Müslümanlar için kutsal olduğu hadis ve ayetlerle haber verilmiş bu üç belde
Peygamber Efendimiz’in (sav) varlığı ile şereflenmiş, Kâbe ve Mescid-i Aksa
İslam öncesinde de kutsal sayıldığı hâlde Kâinatın Efendisi’ni
ağırladıklarından Müslümanlar için kutsiyetleri daha da pekişmiştir.
Kur’an-ı Kerim, insanı mekânla mekânı insanla anar. Zira
ikisinin de varlığını bir delile dayandıran, anlam veren, onları var eden bu
mezcoluştur. Kıssaların tamamı, zaman-insan-mekân bütünlüğü içinde cereyan eden
olayları ve diyalogları içerir. Somut, soyut veya mucizevi olayların
aktarımında bu denklem değişmez. Tasavvufta zikredilen tayyi zaman-tayyi
mekân tabirleri, sıradan zaman ve mekân algısını aşılmasının, iki olgunun
da olağanüstü bir akış içinde yaşanmasını anlatan tayy kavramıyla ifade
bulmuştur. İlahî lütufla Resul-i Ekrem (sav) Efendimiz’in bir gecede Mescid-i
Haram’dan Mescid-i Aksa’ya gidişi ve oradan semaya çıkışı olan Miraç hadisesi, Hz.
Süleyman Aleyhisselam’ın veziri Berahya’nın Belkıs’ın tahtını Yemen’den Hz.

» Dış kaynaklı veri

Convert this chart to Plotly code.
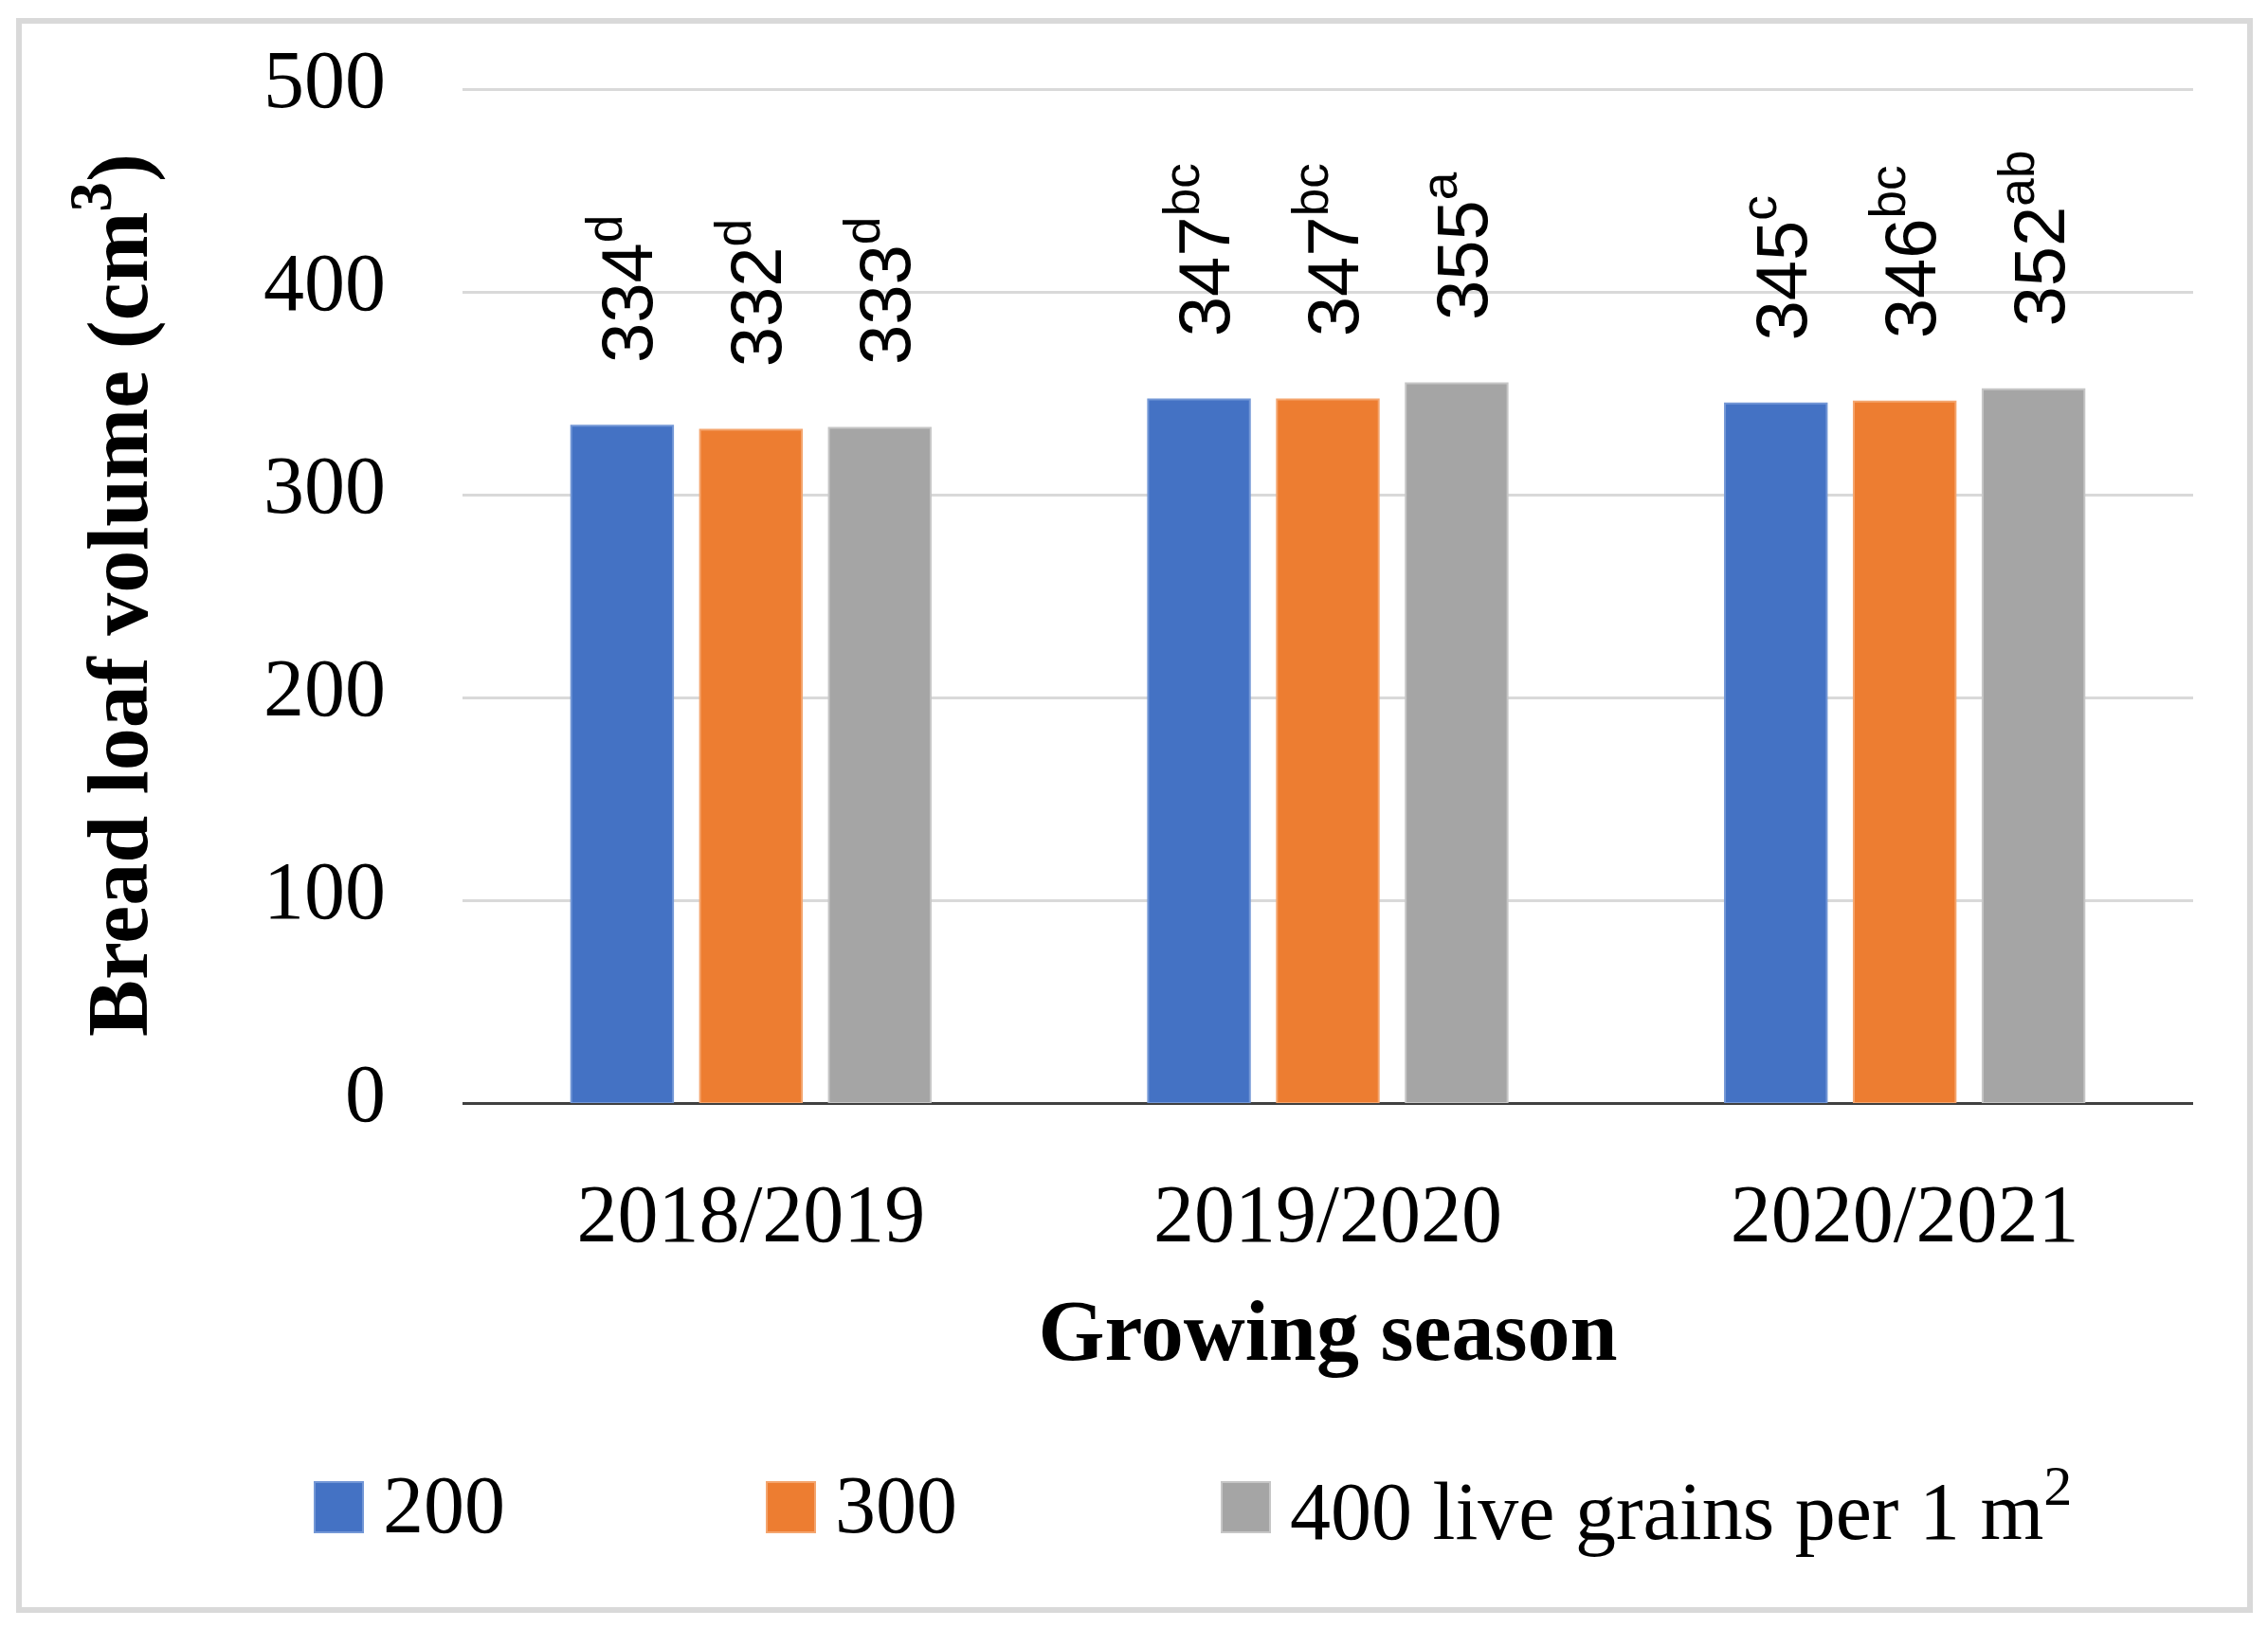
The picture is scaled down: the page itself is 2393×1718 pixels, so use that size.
import plotly.graph_objects as go

# ---- data ----
seasons = ["2018/2019", "2019/2020", "2020/2021"]
series_names = ["200", "300", "400 live grains per 1 m<sup>2</sup>"]
vals_200 = [334, 347, 345]
vals_300 = [332, 347, 346]
vals_400 = [333, 355, 352]
letters_200 = ["d", "bc", "c"]
letters_300 = ["d", "bc", "bc"]
letters_400 = ["d", "a", "ab"]
y_ticks = [0, 100, 200, 300, 400, 500]

values = [vals_200, vals_300, vals_400]
letters = [letters_200, letters_300, letters_400]
colors = ["#4472C4", "#ED7D31", "#A5A5A5"]
edge_colors = ["#7397D6", "#F4A56E", "#C6C6C6"]

# page body has an 8px margin: compensate so the figure fills the window
OFF = 8
W, H = 2393 - OFF, 1718 - OFF
ML, MR, MT, MB = 488 - OFF, 79, 92 - OFF, 554
PW, PH = W - ML - MR, H - MT - MB


def px(x):  # window pixel -> paper x
    return (x - OFF - ML) / PW


def py(y):  # window pixel -> paper y
    return (H + OFF - MB - y) / PH


SERIF = "Liberation Serif"
SANS = "Liberation Sans"
NB = "\u00a0"

fig = go.Figure()
for i in range(3):
    txt = [f"{NB*3}{v}<sup>{l}</sup>" for v, l in zip(values[i], letters[i])]
    fig.add_trace(go.Bar(
        x=seasons, y=values[i], name=series_names[i],
        marker=dict(color=colors[i], line=dict(color=edge_colors[i], width=2)),
        text=txt, textposition="outside", textangle=-90,
        textfont=dict(family=SANS, size=76, color="black"),
        constraintext="none", cliponaxis=False, showlegend=False,
    ))

shapes = []
annotations = []
# outer border
shapes.append(dict(type="rect", xref="paper", yref="paper",
                   x0=px(20), x1=px(2374), y0=py(1699), y1=py(22),
                   line=dict(color="#D9D9D9", width=6), fillcolor="rgba(0,0,0,0)",
                   layer="below"))

# manual legend
leg_sq_x = [332, 809, 1289]
for i in range(3):
    x0 = leg_sq_x[i]
    shapes.append(dict(type="rect", xref="paper", yref="paper",
                       x0=px(x0), x1=px(x0 + 51), y0=py(1617), y1=py(1564),
                       fillcolor=colors[i], line=dict(color=edge_colors[i], width=2)))
    annotations.append(dict(xref="paper", yref="paper", x=px(x0 + 70), y=py(1588),
                            xanchor="left", yanchor="middle", showarrow=False,
                            text=series_names[i],
                            font=dict(family=SERIF, size=86, color="black")))

fig.update_layout(
    width=W, height=H,
    margin=dict(l=ML, r=MR, t=MT, b=MB),
    paper_bgcolor="white", plot_bgcolor="white",
    barmode="group", bargap=0.33, bargroupgap=0.21,
    shapes=shapes, annotations=annotations,
    showlegend=False,
)
fig.update_yaxes(
    range=[0, 501], tickvals=y_ticks,
    showgrid=True, gridcolor="#D9D9D9", gridwidth=3,
    zeroline=True, zerolinecolor="#404040", zerolinewidth=3,
    showline=False, ticks="",
    tickfont=dict(family=SERIF, size=86, color="black"),
    ticklabelstandoff=80, ticklabelshift=-11,
    title=dict(text="<b>Bread loaf volume (cm<sup>3</sup>)</b>",
               font=dict(family=SERIF, size=90, color="black"), standoff=92),
)
fig.update_xaxes(
    showgrid=False, showline=False, ticks="",
    tickfont=dict(family=SERIF, size=86, color="black"),
    ticklabelstandoff=59,
    title=dict(text="<b>Growing season</b>",
               font=dict(family=SERIF, size=90, color="black"), standoff=43),
)

fig.write_html("out.html")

Süleyman’ın
sarayına göz açıp kapayıncaya kadar getirişi, Ashab-ı Kehf’in mağarada
asırlarca uyuduğu hâlde bu süreyi bir gün gibi hissetmesi ve hiç yaşlanmamaları
zaman ve mekânın tay ile değişikliğe uğramasına ve farklı bir boyut kazanmasına
dair önemli örneklerdir.[4]
Bu hadiselerin ilişkilendiği mekânlar da kutsi ve şerefli sıfatını haizdir.
Yaradılışın her merhalesi, ona uygun biçimde yontulmuş bir
mekânla beraberdir. İnsanı dünyaya hazırlayan yaradılış beldesi olan anne
bedeni, "Sizi analarınızın karnında üç ayrı karanlık içinde yaratılıştan
yaratılışa geçirerek yaratır" (Zümer,6) ayetiyle de sabittir ki cismî ve
ruhî bir tekâmül mekânı olarak mahremiyetin en kıdemli temsilidir.
İnsanı özüne yaklaştıran, ona kadim geçmişini hatırlatan, manevi bağlarını tazeleyen ve hakikatiyle yüzleştiren mekânlarsa insanlığın bekasına şifrelenmiştir ve kutsallığıyla merkezî bir memba konumundadır. Peygamber Efendimiz’in (sav) işaret ettiği üç kıymetli mekân olan Mekke’de Kâbe-Mescid-i Haram, Medine’de Mescid-i Nebevî ve Kudüs’te Mescid-i Aksa dünya üzerindeki üç Harem-i Şerif’tir. Harem kelimesinin Arapçadaki manası doğrudan mahremiyet ve hürmetle ilişkilidir: “Korunan, mukaddes ve muhterem olan şey veya yer.” Mahrem (Ar. ḥarām “yasaklamak; haram olmak”tan maḥrem)[5] ve harem (Ar. ḥirmān “yasaklamak”tan ḥarem)[6] kelimeleri korumak/korunmak fiilleri gibi yasaklanmak köküyle de birbirine bağlıdır. İnsan, üç Harem-i Şerif’in de yollarına kendi sırrını bulacağı, bu vesileyle maneviyatta kördüğümlerini çözecek, hakikatin kilidi açacak anahtara kavuşacağı ümidiyle düşer.